● Data provided:
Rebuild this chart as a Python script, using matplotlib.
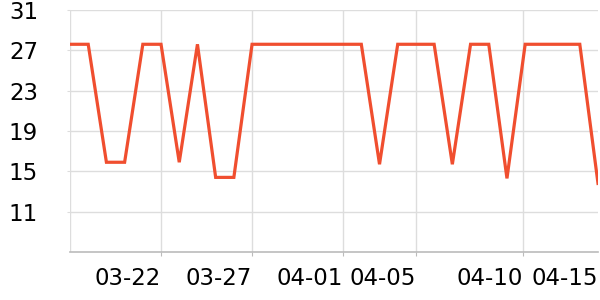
import matplotlib
matplotlib.use("Agg")
import matplotlib.pyplot as plt
import numpy as np

# one value per day, 03-17 .. 04-15
days = ["03-17", "03-18", "03-19", "03-20", "03-21", "03-22", "03-23", "03-24",
        "03-25", "03-26", "03-27", "03-28", "03-29", "03-30", "03-31", "04-01",
        "04-02", "04-03", "04-04", "04-05", "04-06", "04-07", "04-08", "04-09",
        "04-10", "04-11", "04-12", "04-13", "04-14", "04-15"]
values = [27.6, 27.6, 15.9, 15.9, 27.6, 27.6, 15.9, 27.6, 14.4, 14.4,
          27.6, 27.6, 27.6, 27.6, 27.6, 27.6, 27.6, 15.7, 27.6, 27.6,
          27.6, 15.7, 27.6, 27.6, 14.3, 27.6, 27.6, 27.6, 27.6, 13.8]
tick_pos = [5, 10, 15, 19, 24.9, 29]
tick_labels = ["03-22", "03-27", "04-01", "04-05", "04-10", "04-15"]
y_ticks = [11, 15, 19, 23, 27, 31]

fig = plt.figure(figsize=(6, 3), dpi=100)
ax = fig.add_axes([70 / 600, 1 - 252 / 300, 528 / 600, 242 / 300])

x = np.arange(len(days))
ax.plot(x, values, color="#f04e2f", lw=2.3, solid_joinstyle="miter", zorder=3)

ax.set_xlim(0, len(days) - 1)
ax.set_ylim(7, 31)
ax.set_yticks(y_ticks)
ax.set_yticklabels([str(v) for v in y_ticks])
ax.set_xticks(tick_pos)
ax.set_xticklabels(tick_labels, ha="right")

ax.grid(True, color="#dddddd", lw=1)
ax.get_xgridlines()[-1].set_visible(False)
ax.xaxis.get_major_ticks()[-1].tick1line.set_visible(False)
ax.axvline(0, color="#dddddd", lw=1, zorder=1)
for s in ["top", "right", "left"]:
    ax.spines[s].set_visible(False)
ax.spines["bottom"].set_color("#bbbbbb")
ax.spines["bottom"].set_linewidth(1.2)

ax.tick_params(axis="y", length=2, color="#dddddd", pad=21, labelsize=16.5)
ax.tick_params(axis="x", length=3, color="#bbbbbb", pad=8, labelsize=16.5)

plt.savefig("out.png", dpi=100)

● Exercise task: The listing above needs to be output again exactly. Don't include the pictures.

● Finished answer:
Rebuild this chart as a Python script, using matplotlib.
import matplotlib
matplotlib.use("Agg")
import matplotlib.pyplot as plt
import numpy as np

# one value per day, 03-17 .. 04-15
days = ["03-17", "03-18", "03-19", "03-20", "03-21", "03-22", "03-23", "03-24",
        "03-25", "03-26", "03-27", "03-28", "03-29", "03-30", "03-31", "04-01",
        "04-02", "04-03", "04-04", "04-05", "04-06", "04-07", "04-08", "04-09",
        "04-10", "04-11", "04-12", "04-13", "04-14", "04-15"]
values = [27.6, 27.6, 15.9, 15.9, 27.6, 27.6, 15.9, 27.6, 14.4, 14.4,
          27.6, 27.6, 27.6, 27.6, 27.6, 27.6, 27.6, 15.7, 27.6, 27.6,
          27.6, 15.7, 27.6, 27.6, 14.3, 27.6, 27.6, 27.6, 27.6, 13.8]
tick_pos = [5, 10, 15, 19, 24.9, 29]
tick_labels = ["03-22", "03-27", "04-01", "04-05", "04-10", "04-15"]
y_ticks = [11, 15, 19, 23, 27, 31]

fig = plt.figure(figsize=(6, 3), dpi=100)
ax = fig.add_axes([70 / 600, 1 - 252 / 300, 528 / 600, 242 / 300])

x = np.arange(len(days))
ax.plot(x, values, color="#f04e2f", lw=2.3, solid_joinstyle="miter", zorder=3)

ax.set_xlim(0, len(days) - 1)
ax.set_ylim(7, 31)
ax.set_yticks(y_ticks)
ax.set_yticklabels([str(v) for v in y_ticks])
ax.set_xticks(tick_pos)
ax.set_xticklabels(tick_labels, ha="right")

ax.grid(True, color="#dddddd", lw=1)
ax.get_xgridlines()[-1].set_visible(False)
ax.xaxis.get_major_ticks()[-1].tick1line.set_visible(False)
ax.axvline(0, color="#dddddd", lw=1, zorder=1)
for s in ["top", "right", "left"]:
    ax.spines[s].set_visible(False)
ax.spines["bottom"].set_color("#bbbbbb")
ax.spines["bottom"].set_linewidth(1.2)

ax.tick_params(axis="y", length=2, color="#dddddd", pad=21, labelsize=16.5)
ax.tick_params(axis="x", length=3, color="#bbbbbb", pad=8, labelsize=16.5)

plt.savefig("out.png", dpi=100)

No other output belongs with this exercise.